* _Supplied material_
Begin

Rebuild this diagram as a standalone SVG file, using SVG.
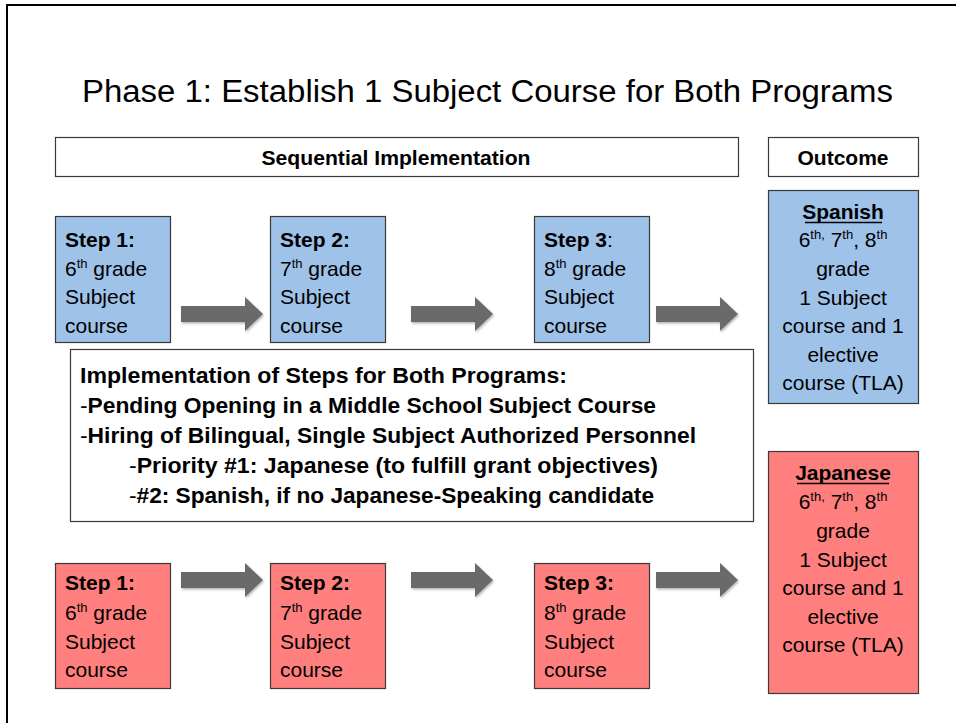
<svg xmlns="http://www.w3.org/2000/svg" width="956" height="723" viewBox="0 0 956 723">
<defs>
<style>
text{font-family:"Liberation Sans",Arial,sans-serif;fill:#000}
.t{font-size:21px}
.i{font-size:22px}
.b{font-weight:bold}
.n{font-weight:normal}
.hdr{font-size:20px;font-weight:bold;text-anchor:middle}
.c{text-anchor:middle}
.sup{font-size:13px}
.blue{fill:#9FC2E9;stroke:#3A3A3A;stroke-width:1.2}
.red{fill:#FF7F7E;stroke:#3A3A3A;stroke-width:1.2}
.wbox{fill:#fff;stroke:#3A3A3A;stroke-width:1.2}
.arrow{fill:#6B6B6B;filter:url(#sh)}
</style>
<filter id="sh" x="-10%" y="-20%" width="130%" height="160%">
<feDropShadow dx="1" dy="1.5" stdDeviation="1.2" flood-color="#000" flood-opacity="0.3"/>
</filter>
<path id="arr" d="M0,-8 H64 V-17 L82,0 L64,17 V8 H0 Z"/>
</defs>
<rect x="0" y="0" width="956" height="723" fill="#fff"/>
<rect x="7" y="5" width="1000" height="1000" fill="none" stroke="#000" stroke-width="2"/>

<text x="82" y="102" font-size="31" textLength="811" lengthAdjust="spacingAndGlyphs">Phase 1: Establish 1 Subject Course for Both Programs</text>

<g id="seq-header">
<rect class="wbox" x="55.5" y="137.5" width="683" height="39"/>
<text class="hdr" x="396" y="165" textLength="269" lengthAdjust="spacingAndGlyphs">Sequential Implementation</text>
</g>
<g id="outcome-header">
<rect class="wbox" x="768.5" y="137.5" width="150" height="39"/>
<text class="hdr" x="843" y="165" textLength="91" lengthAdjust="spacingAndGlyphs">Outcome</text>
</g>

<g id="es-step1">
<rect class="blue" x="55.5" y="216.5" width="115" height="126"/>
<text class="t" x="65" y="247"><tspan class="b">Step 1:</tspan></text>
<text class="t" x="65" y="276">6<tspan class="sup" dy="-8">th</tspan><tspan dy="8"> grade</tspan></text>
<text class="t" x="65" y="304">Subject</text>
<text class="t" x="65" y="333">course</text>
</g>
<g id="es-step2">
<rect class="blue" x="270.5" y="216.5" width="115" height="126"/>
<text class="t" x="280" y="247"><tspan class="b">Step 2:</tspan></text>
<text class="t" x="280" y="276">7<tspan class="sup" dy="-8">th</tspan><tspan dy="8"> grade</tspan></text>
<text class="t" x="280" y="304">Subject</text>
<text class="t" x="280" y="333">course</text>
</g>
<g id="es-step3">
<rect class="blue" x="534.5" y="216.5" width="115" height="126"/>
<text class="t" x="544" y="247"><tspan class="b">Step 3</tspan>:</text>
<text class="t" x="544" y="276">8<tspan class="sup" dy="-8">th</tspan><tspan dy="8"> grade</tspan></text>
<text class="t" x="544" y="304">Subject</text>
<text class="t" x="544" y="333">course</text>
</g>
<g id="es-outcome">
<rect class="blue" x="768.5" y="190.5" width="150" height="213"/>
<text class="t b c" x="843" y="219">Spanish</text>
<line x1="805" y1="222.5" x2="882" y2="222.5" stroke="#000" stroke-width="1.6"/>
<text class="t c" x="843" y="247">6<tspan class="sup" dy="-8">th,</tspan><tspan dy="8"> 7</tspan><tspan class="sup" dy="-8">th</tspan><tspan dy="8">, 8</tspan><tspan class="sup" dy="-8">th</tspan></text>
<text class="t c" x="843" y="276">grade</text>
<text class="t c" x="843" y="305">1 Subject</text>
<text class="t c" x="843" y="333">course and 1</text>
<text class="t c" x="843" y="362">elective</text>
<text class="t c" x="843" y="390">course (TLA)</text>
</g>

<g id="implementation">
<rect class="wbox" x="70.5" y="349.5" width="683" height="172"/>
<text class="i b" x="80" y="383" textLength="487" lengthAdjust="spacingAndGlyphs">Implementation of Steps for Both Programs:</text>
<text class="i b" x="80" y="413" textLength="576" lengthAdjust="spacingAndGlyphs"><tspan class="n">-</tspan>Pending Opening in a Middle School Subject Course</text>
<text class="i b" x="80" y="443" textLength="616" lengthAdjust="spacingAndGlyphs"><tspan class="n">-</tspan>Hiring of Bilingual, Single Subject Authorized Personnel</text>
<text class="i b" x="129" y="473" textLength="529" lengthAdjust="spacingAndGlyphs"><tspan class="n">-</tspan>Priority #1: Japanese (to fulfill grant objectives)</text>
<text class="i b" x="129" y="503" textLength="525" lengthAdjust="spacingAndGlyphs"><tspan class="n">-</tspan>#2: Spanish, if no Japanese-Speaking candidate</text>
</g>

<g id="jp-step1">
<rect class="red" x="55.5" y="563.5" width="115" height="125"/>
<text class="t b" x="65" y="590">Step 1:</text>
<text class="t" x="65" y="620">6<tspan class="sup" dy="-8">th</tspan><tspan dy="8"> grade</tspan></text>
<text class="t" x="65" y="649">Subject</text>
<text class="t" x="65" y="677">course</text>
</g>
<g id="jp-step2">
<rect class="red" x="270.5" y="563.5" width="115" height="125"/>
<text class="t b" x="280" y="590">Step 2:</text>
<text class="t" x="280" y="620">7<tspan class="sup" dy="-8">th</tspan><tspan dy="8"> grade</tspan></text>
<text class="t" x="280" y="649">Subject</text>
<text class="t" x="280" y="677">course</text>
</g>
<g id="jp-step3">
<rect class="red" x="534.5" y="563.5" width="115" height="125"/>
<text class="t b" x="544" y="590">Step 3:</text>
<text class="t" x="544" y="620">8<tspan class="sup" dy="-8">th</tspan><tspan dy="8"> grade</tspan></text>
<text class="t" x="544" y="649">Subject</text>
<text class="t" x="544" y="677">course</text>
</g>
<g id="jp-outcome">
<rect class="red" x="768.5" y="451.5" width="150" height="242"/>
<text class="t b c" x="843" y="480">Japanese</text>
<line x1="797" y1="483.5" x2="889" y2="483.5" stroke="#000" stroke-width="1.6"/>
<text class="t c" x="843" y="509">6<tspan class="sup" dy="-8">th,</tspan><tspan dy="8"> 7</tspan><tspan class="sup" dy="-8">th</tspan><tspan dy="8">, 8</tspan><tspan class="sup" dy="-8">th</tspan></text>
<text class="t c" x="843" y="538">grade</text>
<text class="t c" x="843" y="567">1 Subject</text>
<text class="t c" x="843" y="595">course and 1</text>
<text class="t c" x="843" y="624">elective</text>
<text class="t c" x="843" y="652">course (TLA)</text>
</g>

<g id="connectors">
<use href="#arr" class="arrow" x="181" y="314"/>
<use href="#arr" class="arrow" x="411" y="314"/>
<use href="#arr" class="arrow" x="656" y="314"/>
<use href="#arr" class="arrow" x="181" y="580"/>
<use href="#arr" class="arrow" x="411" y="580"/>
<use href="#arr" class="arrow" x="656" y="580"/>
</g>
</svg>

End

* _Task to carry out_
From start to finish, output the listing exactly, but omit its pictures.

* _The result_
Rebuild this diagram as a standalone SVG file, using SVG.
<svg xmlns="http://www.w3.org/2000/svg" width="956" height="723" viewBox="0 0 956 723">
<defs>
<style>
text{font-family:"Liberation Sans",Arial,sans-serif;fill:#000}
.t{font-size:21px}
.i{font-size:22px}
.b{font-weight:bold}
.n{font-weight:normal}
.hdr{font-size:20px;font-weight:bold;text-anchor:middle}
.c{text-anchor:middle}
.sup{font-size:13px}
.blue{fill:#9FC2E9;stroke:#3A3A3A;stroke-width:1.2}
.red{fill:#FF7F7E;stroke:#3A3A3A;stroke-width:1.2}
.wbox{fill:#fff;stroke:#3A3A3A;stroke-width:1.2}
.arrow{fill:#6B6B6B;filter:url(#sh)}
</style>
<filter id="sh" x="-10%" y="-20%" width="130%" height="160%">
<feDropShadow dx="1" dy="1.5" stdDeviation="1.2" flood-color="#000" flood-opacity="0.3"/>
</filter>
<path id="arr" d="M0,-8 H64 V-17 L82,0 L64,17 V8 H0 Z"/>
</defs>
<rect x="0" y="0" width="956" height="723" fill="#fff"/>
<rect x="7" y="5" width="1000" height="1000" fill="none" stroke="#000" stroke-width="2"/>

<text x="82" y="102" font-size="31" textLength="811" lengthAdjust="spacingAndGlyphs">Phase 1: Establish 1 Subject Course for Both Programs</text>

<g id="seq-header">
<rect class="wbox" x="55.5" y="137.5" width="683" height="39"/>
<text class="hdr" x="396" y="165" textLength="269" lengthAdjust="spacingAndGlyphs">Sequential Implementation</text>
</g>
<g id="outcome-header">
<rect class="wbox" x="768.5" y="137.5" width="150" height="39"/>
<text class="hdr" x="843" y="165" textLength="91" lengthAdjust="spacingAndGlyphs">Outcome</text>
</g>

<g id="es-step1">
<rect class="blue" x="55.5" y="216.5" width="115" height="126"/>
<text class="t" x="65" y="247"><tspan class="b">Step 1:</tspan></text>
<text class="t" x="65" y="276">6<tspan class="sup" dy="-8">th</tspan><tspan dy="8"> grade</tspan></text>
<text class="t" x="65" y="304">Subject</text>
<text class="t" x="65" y="333">course</text>
</g>
<g id="es-step2">
<rect class="blue" x="270.5" y="216.5" width="115" height="126"/>
<text class="t" x="280" y="247"><tspan class="b">Step 2:</tspan></text>
<text class="t" x="280" y="276">7<tspan class="sup" dy="-8">th</tspan><tspan dy="8"> grade</tspan></text>
<text class="t" x="280" y="304">Subject</text>
<text class="t" x="280" y="333">course</text>
</g>
<g id="es-step3">
<rect class="blue" x="534.5" y="216.5" width="115" height="126"/>
<text class="t" x="544" y="247"><tspan class="b">Step 3</tspan>:</text>
<text class="t" x="544" y="276">8<tspan class="sup" dy="-8">th</tspan><tspan dy="8"> grade</tspan></text>
<text class="t" x="544" y="304">Subject</text>
<text class="t" x="544" y="333">course</text>
</g>
<g id="es-outcome">
<rect class="blue" x="768.5" y="190.5" width="150" height="213"/>
<text class="t b c" x="843" y="219">Spanish</text>
<line x1="805" y1="222.5" x2="882" y2="222.5" stroke="#000" stroke-width="1.6"/>
<text class="t c" x="843" y="247">6<tspan class="sup" dy="-8">th,</tspan><tspan dy="8"> 7</tspan><tspan class="sup" dy="-8">th</tspan><tspan dy="8">, 8</tspan><tspan class="sup" dy="-8">th</tspan></text>
<text class="t c" x="843" y="276">grade</text>
<text class="t c" x="843" y="305">1 Subject</text>
<text class="t c" x="843" y="333">course and 1</text>
<text class="t c" x="843" y="362">elective</text>
<text class="t c" x="843" y="390">course (TLA)</text>
</g>

<g id="implementation">
<rect class="wbox" x="70.5" y="349.5" width="683" height="172"/>
<text class="i b" x="80" y="383" textLength="487" lengthAdjust="spacingAndGlyphs">Implementation of Steps for Both Programs:</text>
<text class="i b" x="80" y="413" textLength="576" lengthAdjust="spacingAndGlyphs"><tspan class="n">-</tspan>Pending Opening in a Middle School Subject Course</text>
<text class="i b" x="80" y="443" textLength="616" lengthAdjust="spacingAndGlyphs"><tspan class="n">-</tspan>Hiring of Bilingual, Single Subject Authorized Personnel</text>
<text class="i b" x="129" y="473" textLength="529" lengthAdjust="spacingAndGlyphs"><tspan class="n">-</tspan>Priority #1: Japanese (to fulfill grant objectives)</text>
<text class="i b" x="129" y="503" textLength="525" lengthAdjust="spacingAndGlyphs"><tspan class="n">-</tspan>#2: Spanish, if no Japanese-Speaking candidate</text>
</g>

<g id="jp-step1">
<rect class="red" x="55.5" y="563.5" width="115" height="125"/>
<text class="t b" x="65" y="590">Step 1:</text>
<text class="t" x="65" y="620">6<tspan class="sup" dy="-8">th</tspan><tspan dy="8"> grade</tspan></text>
<text class="t" x="65" y="649">Subject</text>
<text class="t" x="65" y="677">course</text>
</g>
<g id="jp-step2">
<rect class="red" x="270.5" y="563.5" width="115" height="125"/>
<text class="t b" x="280" y="590">Step 2:</text>
<text class="t" x="280" y="620">7<tspan class="sup" dy="-8">th</tspan><tspan dy="8"> grade</tspan></text>
<text class="t" x="280" y="649">Subject</text>
<text class="t" x="280" y="677">course</text>
</g>
<g id="jp-step3">
<rect class="red" x="534.5" y="563.5" width="115" height="125"/>
<text class="t b" x="544" y="590">Step 3:</text>
<text class="t" x="544" y="620">8<tspan class="sup" dy="-8">th</tspan><tspan dy="8"> grade</tspan></text>
<text class="t" x="544" y="649">Subject</text>
<text class="t" x="544" y="677">course</text>
</g>
<g id="jp-outcome">
<rect class="red" x="768.5" y="451.5" width="150" height="242"/>
<text class="t b c" x="843" y="480">Japanese</text>
<line x1="797" y1="483.5" x2="889" y2="483.5" stroke="#000" stroke-width="1.6"/>
<text class="t c" x="843" y="509">6<tspan class="sup" dy="-8">th,</tspan><tspan dy="8"> 7</tspan><tspan class="sup" dy="-8">th</tspan><tspan dy="8">, 8</tspan><tspan class="sup" dy="-8">th</tspan></text>
<text class="t c" x="843" y="538">grade</text>
<text class="t c" x="843" y="567">1 Subject</text>
<text class="t c" x="843" y="595">course and 1</text>
<text class="t c" x="843" y="624">elective</text>
<text class="t c" x="843" y="652">course (TLA)</text>
</g>

<g id="connectors">
<use href="#arr" class="arrow" x="181" y="314"/>
<use href="#arr" class="arrow" x="411" y="314"/>
<use href="#arr" class="arrow" x="656" y="314"/>
<use href="#arr" class="arrow" x="181" y="580"/>
<use href="#arr" class="arrow" x="411" y="580"/>
<use href="#arr" class="arrow" x="656" y="580"/>
</g>
</svg>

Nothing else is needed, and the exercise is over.